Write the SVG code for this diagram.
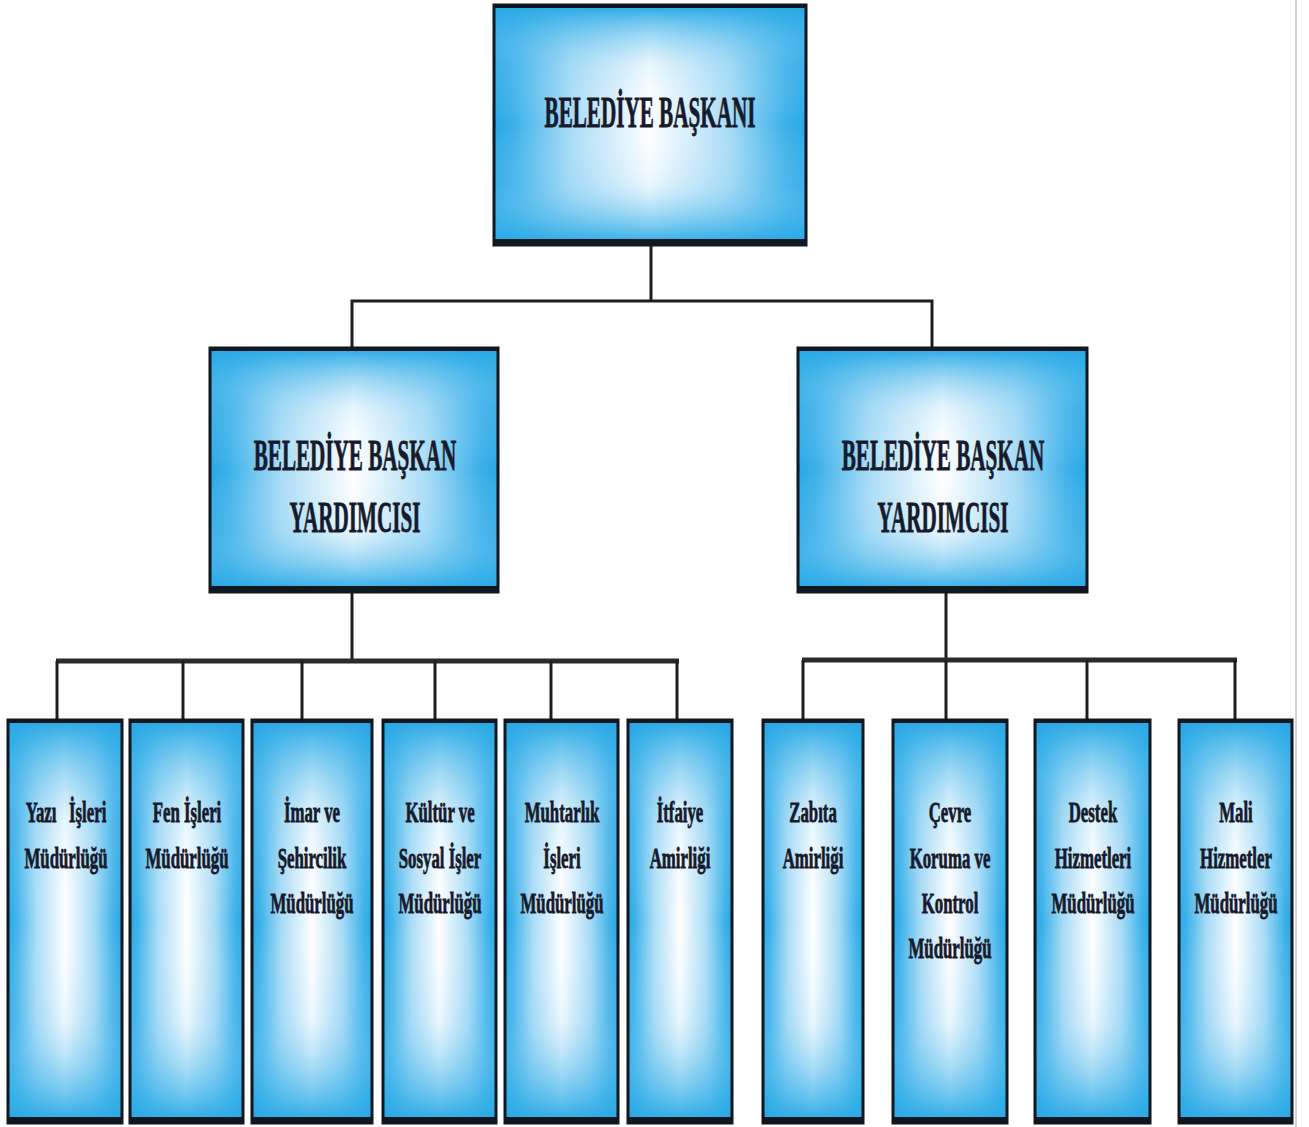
<svg xmlns="http://www.w3.org/2000/svg" width="1309" height="1127" viewBox="0 0 1309 1127">
  <style>
    .bg { fill: #ffffff; }
    .base { fill: url(#gh); }
    .over { fill: url(#gv); }
    .frame { fill: none; stroke: #0f1720; stroke-width: 3; }
    .edge { stroke: #0f1720; stroke-linecap: butt; }
    .lbl { font-family: "Liberation Serif", "Times New Roman", serif; font-weight: bold; fill: #161a2c; stroke: #161a2c; stroke-width: 0.8; text-anchor: middle; }
    .big { font-size: 45px; }
    .small { font-size: 30px; }
    .wire { fill: none; stroke: #1e1e1e; stroke-width: 3; }
    .bus { fill: none; stroke: #2a2a2a; stroke-width: 5; }
  </style>
  <defs>
    <linearGradient id="gh" x1="0" y1="0" x2="1" y2="0">
      <stop offset="0" stop-color="#27a6e4"/>
      <stop offset="0.07" stop-color="#3db2ea"/>
      <stop offset="0.25" stop-color="#a9dcf6"/>
      <stop offset="0.5" stop-color="#ffffff"/>
      <stop offset="0.75" stop-color="#a9dcf6"/>
      <stop offset="0.93" stop-color="#3db2ea"/>
      <stop offset="1" stop-color="#27a6e4"/>
    </linearGradient>
    <linearGradient id="gv" x1="0" y1="0" x2="0" y2="1">
      <stop offset="0" stop-color="#27a6e4" stop-opacity="1"/>
      <stop offset="0.06" stop-color="#35afe8" stop-opacity="0.75"/>
      <stop offset="0.25" stop-color="#8fd2f4" stop-opacity="0.2"/>
      <stop offset="0.5" stop-color="#ffffff" stop-opacity="0"/>
      <stop offset="0.75" stop-color="#8fd2f4" stop-opacity="0.2"/>
      <stop offset="0.94" stop-color="#35afe8" stop-opacity="0.75"/>
      <stop offset="1" stop-color="#27a6e4" stop-opacity="1"/>
    </linearGradient>
  </defs>

  <rect class="bg" x="0" y="0" width="1309" height="1127"/>
  <line x1="1296" y1="0" x2="1296" y2="1127" stroke="#d4d4d4" stroke-width="2"/>

  <g id="connectors">
    <polyline class="wire" points="651,245 651,301"/>
    <polyline class="wire" points="352,348 352,301 932,301 932,348"/>
    <polyline class="wire" points="352,592 352,660"/>
    <line class="bus" x1="56" y1="661" x2="679" y2="661"/>
    <polyline class="wire" points="57,661 57,720"/>
    <polyline class="wire" points="183,661 183,720"/>
    <polyline class="wire" points="302,661 302,720"/>
    <polyline class="wire" points="435,661 435,720"/>
    <polyline class="wire" points="551,661 551,720"/>
    <polyline class="wire" points="677,661 677,720"/>
    <polyline class="wire" points="946,592 946,660"/>
    <line class="bus" x1="802" y1="660" x2="1237" y2="660"/>
    <polyline class="wire" points="803,660 803,720"/>
    <polyline class="wire" points="946,660 946,720"/>
    <polyline class="wire" points="1087,660 1087,720"/>
    <polyline class="wire" points="1235,660 1235,720"/>
  </g>

  <g id="baskan">
    <rect class="base" x="494" y="5" width="312" height="240"/>
    <rect class="over" x="494" y="5" width="312" height="240"/>
    <rect class="frame" x="494" y="5" width="312" height="240"/>
    <line class="edge" x1="493" y1="6" x2="807" y2="6" stroke-width="4"/>
    <line class="edge" x1="493" y1="242" x2="807" y2="242" stroke-width="6"/>
    <text class="lbl big" transform="translate(650 127) scale(0.47 1)">BELEDİYE BAŞKANI</text>
  </g>

  <g id="yardimci-1">
    <rect class="base" x="210" y="348" width="288" height="244"/>
    <rect class="over" x="210" y="348" width="288" height="244"/>
    <rect class="frame" x="210" y="348" width="288" height="244"/>
    <line class="edge" x1="209" y1="349" x2="499" y2="349" stroke-width="4"/>
    <line class="edge" x1="209" y1="589" x2="499" y2="589" stroke-width="6"/>
    <text class="lbl big" transform="translate(355 470) scale(0.47 1)"><tspan x="0">BELEDİYE BAŞKAN</tspan><tspan x="0" dy="62">YARDIMCISI</tspan></text>
  </g>

  <g id="yardimci-2">
    <rect class="base" x="798" y="348" width="289" height="244"/>
    <rect class="over" x="798" y="348" width="289" height="244"/>
    <rect class="frame" x="798" y="348" width="289" height="244"/>
    <line class="edge" x1="797" y1="349" x2="1088" y2="349" stroke-width="4"/>
    <line class="edge" x1="797" y1="589" x2="1088" y2="589" stroke-width="6"/>
    <text class="lbl big" transform="translate(943 470) scale(0.47 1)"><tspan x="0">BELEDİYE BAŞKAN</tspan><tspan x="0" dy="62">YARDIMCISI</tspan></text>
  </g>

  <g id="yazi-isleri">
    <rect class="base" x="8" y="720" width="114" height="403"/>
    <rect class="over" x="8" y="720" width="114" height="403"/>
    <rect class="frame" x="8" y="720" width="114" height="403"/>
    <line class="edge" x1="7" y1="721" x2="123" y2="721" stroke-width="4"/>
    <line class="edge" x1="7" y1="1120" x2="123" y2="1120" stroke-width="6"/>
    <text class="lbl small" xml:space="preserve" transform="translate(66 822) scale(0.56 1)"><tspan x="0">Yazı   İşleri</tspan><tspan x="0" dy="46">Müdürlüğü</tspan></text>
  </g>

  <g id="fen-isleri">
    <rect class="base" x="130" y="720" width="113" height="403"/>
    <rect class="over" x="130" y="720" width="113" height="403"/>
    <rect class="frame" x="130" y="720" width="113" height="403"/>
    <line class="edge" x1="129" y1="721" x2="244" y2="721" stroke-width="4"/>
    <line class="edge" x1="129" y1="1120" x2="244" y2="1120" stroke-width="6"/>
    <text class="lbl small" transform="translate(187 822) scale(0.56 1)"><tspan x="0">Fen İşleri</tspan><tspan x="0" dy="46">Müdürlüğü</tspan></text>
  </g>

  <g id="imar">
    <rect class="base" x="252" y="720" width="120" height="403"/>
    <rect class="over" x="252" y="720" width="120" height="403"/>
    <rect class="frame" x="252" y="720" width="120" height="403"/>
    <line class="edge" x1="251" y1="721" x2="373" y2="721" stroke-width="4"/>
    <line class="edge" x1="251" y1="1120" x2="373" y2="1120" stroke-width="6"/>
    <text class="lbl small" transform="translate(312 822) scale(0.56 1)"><tspan x="0">İmar ve</tspan><tspan x="0" dy="46">Şehircilik</tspan><tspan x="0" dy="45">Müdürlüğü</tspan></text>
  </g>

  <g id="kultur">
    <rect class="base" x="383" y="720" width="113" height="403"/>
    <rect class="over" x="383" y="720" width="113" height="403"/>
    <rect class="frame" x="383" y="720" width="113" height="403"/>
    <line class="edge" x1="382" y1="721" x2="497" y2="721" stroke-width="4"/>
    <line class="edge" x1="382" y1="1120" x2="497" y2="1120" stroke-width="6"/>
    <text class="lbl small" transform="translate(440 822) scale(0.56 1)"><tspan x="0">Kültür ve</tspan><tspan x="0" dy="46">Sosyal İşler</tspan><tspan x="0" dy="45">Müdürlüğü</tspan></text>
  </g>

  <g id="muhtarlik">
    <rect class="base" x="505" y="720" width="113" height="403"/>
    <rect class="over" x="505" y="720" width="113" height="403"/>
    <rect class="frame" x="505" y="720" width="113" height="403"/>
    <line class="edge" x1="504" y1="721" x2="619" y2="721" stroke-width="4"/>
    <line class="edge" x1="504" y1="1120" x2="619" y2="1120" stroke-width="6"/>
    <text class="lbl small" transform="translate(562 822) scale(0.56 1)"><tspan x="0">Muhtarlık</tspan><tspan x="0" dy="46">İşleri</tspan><tspan x="0" dy="45">Müdürlüğü</tspan></text>
  </g>

  <g id="itfaiye">
    <rect class="base" x="628" y="720" width="104" height="403"/>
    <rect class="over" x="628" y="720" width="104" height="403"/>
    <rect class="frame" x="628" y="720" width="104" height="403"/>
    <line class="edge" x1="627" y1="721" x2="733" y2="721" stroke-width="4"/>
    <line class="edge" x1="627" y1="1120" x2="733" y2="1120" stroke-width="6"/>
    <text class="lbl small" transform="translate(680 822) scale(0.56 1)"><tspan x="0">İtfaiye</tspan><tspan x="0" dy="46">Amirliği</tspan></text>
  </g>

  <g id="zabita">
    <rect class="base" x="763" y="720" width="100" height="403"/>
    <rect class="over" x="763" y="720" width="100" height="403"/>
    <rect class="frame" x="763" y="720" width="100" height="403"/>
    <line class="edge" x1="762" y1="721" x2="864" y2="721" stroke-width="4"/>
    <line class="edge" x1="762" y1="1120" x2="864" y2="1120" stroke-width="6"/>
    <text class="lbl small" transform="translate(813 822) scale(0.56 1)"><tspan x="0">Zabıta</tspan><tspan x="0" dy="46">Amirliği</tspan></text>
  </g>

  <g id="cevre">
    <rect class="base" x="893" y="720" width="114" height="403"/>
    <rect class="over" x="893" y="720" width="114" height="403"/>
    <rect class="frame" x="893" y="720" width="114" height="403"/>
    <line class="edge" x1="892" y1="721" x2="1008" y2="721" stroke-width="4"/>
    <line class="edge" x1="892" y1="1120" x2="1008" y2="1120" stroke-width="6"/>
    <text class="lbl small" transform="translate(950 822) scale(0.56 1)"><tspan x="0">Çevre</tspan><tspan x="0" dy="46">Koruma ve</tspan><tspan x="0" dy="45">Kontrol</tspan><tspan x="0" dy="45">Müdürlüğü</tspan></text>
  </g>

  <g id="destek">
    <rect class="base" x="1035" y="720" width="115" height="403"/>
    <rect class="over" x="1035" y="720" width="115" height="403"/>
    <rect class="frame" x="1035" y="720" width="115" height="403"/>
    <line class="edge" x1="1034" y1="721" x2="1151" y2="721" stroke-width="4"/>
    <line class="edge" x1="1034" y1="1120" x2="1151" y2="1120" stroke-width="6"/>
    <text class="lbl small" transform="translate(1093 822) scale(0.56 1)"><tspan x="0">Destek</tspan><tspan x="0" dy="46">Hizmetleri</tspan><tspan x="0" dy="45">Müdürlüğü</tspan></text>
  </g>

  <g id="mali">
    <rect class="base" x="1179" y="720" width="113" height="403"/>
    <rect class="over" x="1179" y="720" width="113" height="403"/>
    <rect class="frame" x="1179" y="720" width="113" height="403"/>
    <line class="edge" x1="1178" y1="721" x2="1293" y2="721" stroke-width="4"/>
    <line class="edge" x1="1178" y1="1120" x2="1293" y2="1120" stroke-width="6"/>
    <text class="lbl small" transform="translate(1236 822) scale(0.56 1)"><tspan x="0">Mali</tspan><tspan x="0" dy="46">Hizmetler</tspan><tspan x="0" dy="45">Müdürlüğü</tspan></text>
  </g>
</svg>
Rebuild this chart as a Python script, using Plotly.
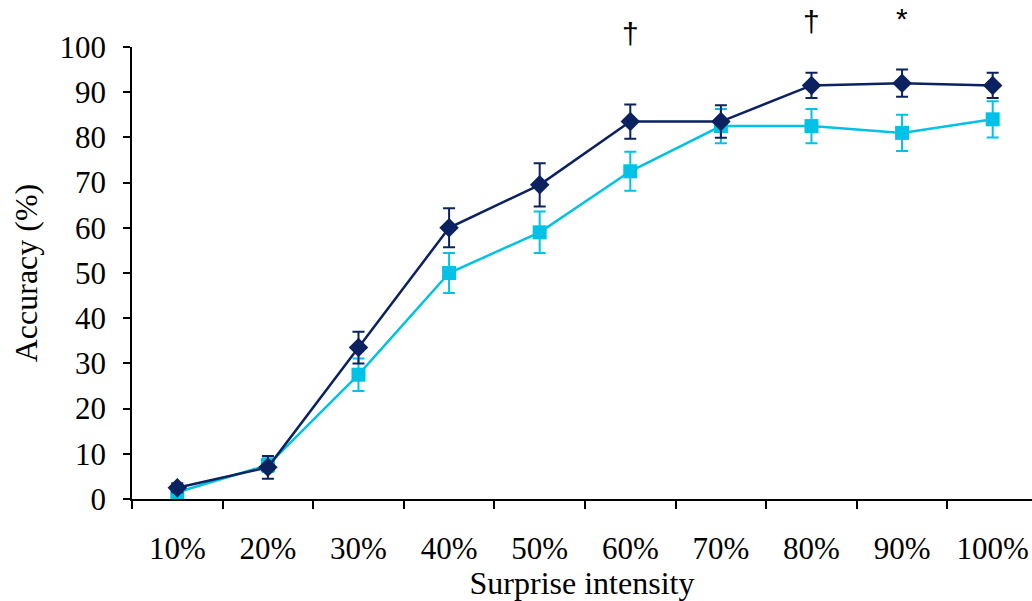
import plotly.graph_objects as go

categories = ["10%", "20%", "30%", "40%", "50%", "60%", "70%", "80%", "90%", "100%"]
dark_vals = [2.5, 7.0, 33.5, 60.0, 69.5, 83.5, 83.5, 91.5, 92.0, 91.5]
dark_err = [1.0, 2.5, 3.5, 4.3, 4.8, 3.8, 3.6, 2.8, 3.0, 2.8]
light_vals = [1.5, 7.5, 27.5, 50.0, 59.0, 72.5, 82.5, 82.5, 81.0, 84.0]
light_err = [1.0, 1.5, 3.6, 4.4, 4.6, 4.3, 3.8, 3.8, 4.0, 4.0]
mark_cats = ["60%", "80%", "90%"]
mark_text = ["†", "†", "*"]
mark_pos = [1.030, 1.057, 1.062]

dark = "#0b2160"
light = "#00c2e6"
font = "Liberation Serif"

fig = go.Figure()
fig.add_trace(go.Scatter(
    x=categories, y=light_vals, mode="lines+markers",
    line=dict(color=light, width=2.5),
    marker=dict(symbol="square", size=14, color=light),
    error_y=dict(type="data", array=light_err, color=light, thickness=2, width=6),
    showlegend=False, cliponaxis=False,
))
fig.add_trace(go.Scatter(
    x=categories, y=dark_vals, mode="lines+markers",
    line=dict(color=dark, width=2.5),
    marker=dict(symbol="diamond", size=15, color=dark),
    error_y=dict(type="data", array=dark_err, color=dark, thickness=2, width=6),
    showlegend=False, cliponaxis=False,
))

for c, t, p in zip(mark_cats, mark_text, mark_pos):
    fig.add_annotation(x=c, y=p, xref="x", yref="paper", text=t, showarrow=False,
                       font=dict(family="Liberation Sans", size=30, color="black"),
                       yanchor="middle")

fig.update_layout(
    width=1032, height=601,
    margin=dict(l=132, r=0, t=47, b=102),
    plot_bgcolor="white", paper_bgcolor="white",
    font=dict(family=font, size=31, color="black"),
    xaxis=dict(
        type="category", tickson="boundaries", ticks="outside", ticklen=8,
        tickwidth=1.5, tickcolor="black",
        showline=True, linecolor="black", linewidth=1.5,
        showgrid=False, ticklabelstandoff=21, automargin=False,
        title=dict(text="Surprise intensity", standoff=7, font=dict(size=32)),
        range=[-0.5, 9.434], tickfont=dict(size=31),
    ),
    yaxis=dict(
        range=[0, 100], dtick=10, ticks="outside", ticklen=7, tickwidth=1.5,
        tickcolor="black", showline=True, linecolor="black", linewidth=1.5,
        showgrid=False, zeroline=False, ticklabelstandoff=11, automargin=False,
        title=dict(text="Accuracy (%)", standoff=12, font=dict(size=32)),
        tickfont=dict(size=31),
    ),
)

fig.write_html("out.html", config={"displayModeBar": False},
               post_script="document.body.style.margin='0';document.body.style.overflow='hidden';")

## [What to produce]
Check each line of the records above for the word "this", then give the number of lines that have it, with no other words.

## [Exercise output]
2